La mente è la giostra in cui tutte queste sensazioni e pensieri si accavallano continuamente. È facile rimanerci intrappolati ed entrare in una spirale di pensieri spiacevoli. Non rimaniamo rinchiusi da questa trappola di nostra stessa costruzione!

Nella mia vita ho scoperto che due metodi possono aiutare ad alleggerire queste tendenze naturali ma malsane. Il primo è tenere un diario. Sembra un’attività banale, ma in realtà può essere molto potente. Intrappolare i pensieri sulla pagina mi dà sempre sollievo. La cosa importante per me è scrivere senza pensare troppo, scrivere di getto e buttare fuori il più possibile. Il secondo è la meditazione. Personalmente ho sperimentato con diverse app, incontri e registrazioni. Penso che “Waking Up” di Sam Harris sia la più efficace, ma la cosa migliore è probabilmente sperimentare finché non trovate la vostra.

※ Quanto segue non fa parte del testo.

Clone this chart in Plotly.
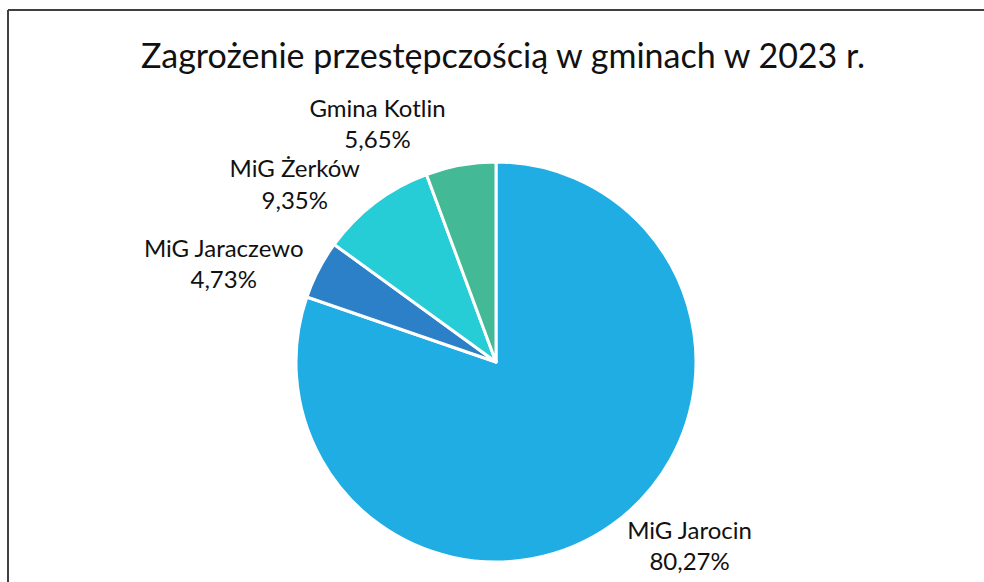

Infine, se nient’altro funziona, c’è un pensiero che forse può aiutare. Quest’idea mi è venuta un giorno, osservando un gruppo di uccelli che zampettavano in giro, fuori da un laghetto. Gli uccelli non cercano un significato. Gli uccelli non hanno un significato. Gli uccelli esistono. Noi non siamo diversi. Chi dice che c’è un significato? Che va cercato un significato? Il significato è già nella vita stessa. L’esistenza è il significato. Dunque, viviamola al meglio. Qualunque cosa ciò implichi per noi.